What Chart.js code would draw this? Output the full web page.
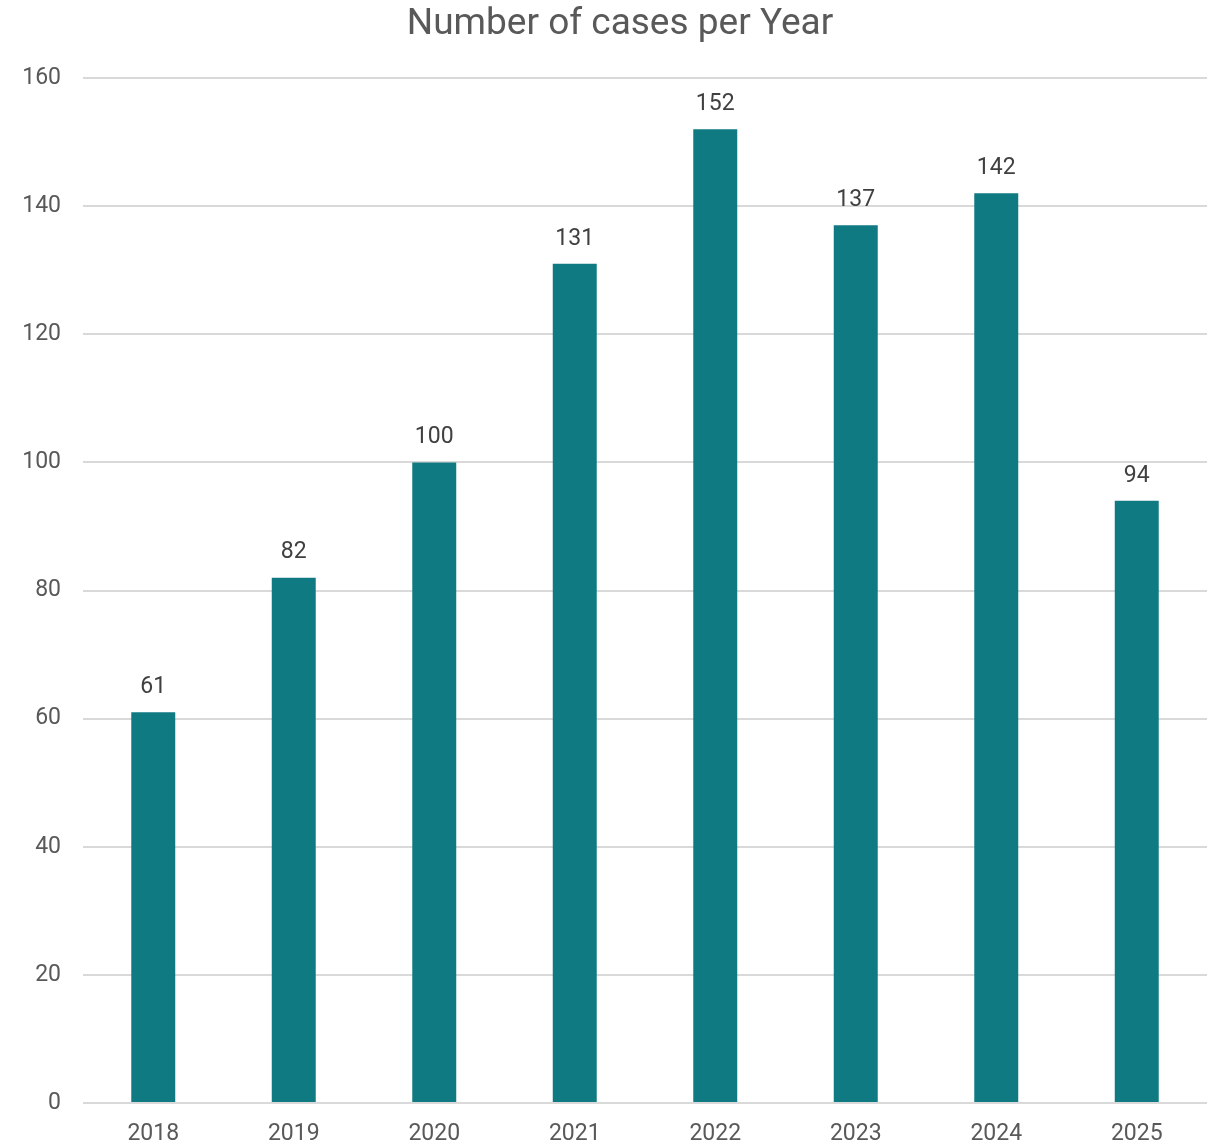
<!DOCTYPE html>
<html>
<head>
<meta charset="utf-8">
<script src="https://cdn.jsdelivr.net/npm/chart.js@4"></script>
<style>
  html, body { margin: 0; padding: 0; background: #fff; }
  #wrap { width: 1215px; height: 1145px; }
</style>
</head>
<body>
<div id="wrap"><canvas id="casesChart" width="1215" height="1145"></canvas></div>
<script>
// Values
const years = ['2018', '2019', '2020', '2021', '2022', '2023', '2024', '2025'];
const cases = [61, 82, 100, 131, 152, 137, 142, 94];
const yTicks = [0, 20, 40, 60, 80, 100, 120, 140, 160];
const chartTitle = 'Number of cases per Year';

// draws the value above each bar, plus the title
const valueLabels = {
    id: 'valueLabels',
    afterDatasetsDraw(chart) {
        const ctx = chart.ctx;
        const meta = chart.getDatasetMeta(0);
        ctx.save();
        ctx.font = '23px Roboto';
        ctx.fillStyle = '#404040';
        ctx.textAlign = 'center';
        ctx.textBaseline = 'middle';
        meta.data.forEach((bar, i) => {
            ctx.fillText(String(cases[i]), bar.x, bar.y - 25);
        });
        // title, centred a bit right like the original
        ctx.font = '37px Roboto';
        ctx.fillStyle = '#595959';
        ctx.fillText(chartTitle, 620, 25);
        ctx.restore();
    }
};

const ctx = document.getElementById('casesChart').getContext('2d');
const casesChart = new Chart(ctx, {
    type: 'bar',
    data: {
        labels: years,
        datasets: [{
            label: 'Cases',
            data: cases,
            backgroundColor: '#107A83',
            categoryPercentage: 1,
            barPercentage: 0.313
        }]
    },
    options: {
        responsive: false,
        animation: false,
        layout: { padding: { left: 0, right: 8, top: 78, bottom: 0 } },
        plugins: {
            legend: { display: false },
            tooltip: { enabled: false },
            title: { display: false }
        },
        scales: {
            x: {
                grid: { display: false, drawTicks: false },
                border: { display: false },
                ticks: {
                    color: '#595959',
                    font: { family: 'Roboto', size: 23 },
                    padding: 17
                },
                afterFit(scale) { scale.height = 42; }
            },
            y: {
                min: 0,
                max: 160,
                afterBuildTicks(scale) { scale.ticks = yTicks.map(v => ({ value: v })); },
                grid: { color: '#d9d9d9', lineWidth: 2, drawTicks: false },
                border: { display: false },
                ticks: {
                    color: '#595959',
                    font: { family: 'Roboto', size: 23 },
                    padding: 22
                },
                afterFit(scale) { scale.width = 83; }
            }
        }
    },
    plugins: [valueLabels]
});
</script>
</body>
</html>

Directions for this task — Skip the pictures, please, and transcribe only the lines from the beginning of the material through the one that contains "const chartTitle = 'Number".

Finished answer —
What Chart.js code would draw this? Output the full web page.
<!DOCTYPE html>
<html>
<head>
<meta charset="utf-8">
<script src="https://cdn.jsdelivr.net/npm/chart.js@4"></script>
<style>
  html, body { margin: 0; padding: 0; background: #fff; }
  #wrap { width: 1215px; height: 1145px; }
</style>
</head>
<body>
<div id="wrap"><canvas id="casesChart" width="1215" height="1145"></canvas></div>
<script>
// Values
const years = ['2018', '2019', '2020', '2021', '2022', '2023', '2024', '2025'];
const cases = [61, 82, 100, 131, 152, 137, 142, 94];
const yTicks = [0, 20, 40, 60, 80, 100, 120, 140, 160];
const chartTitle = 'Number of cases per Year';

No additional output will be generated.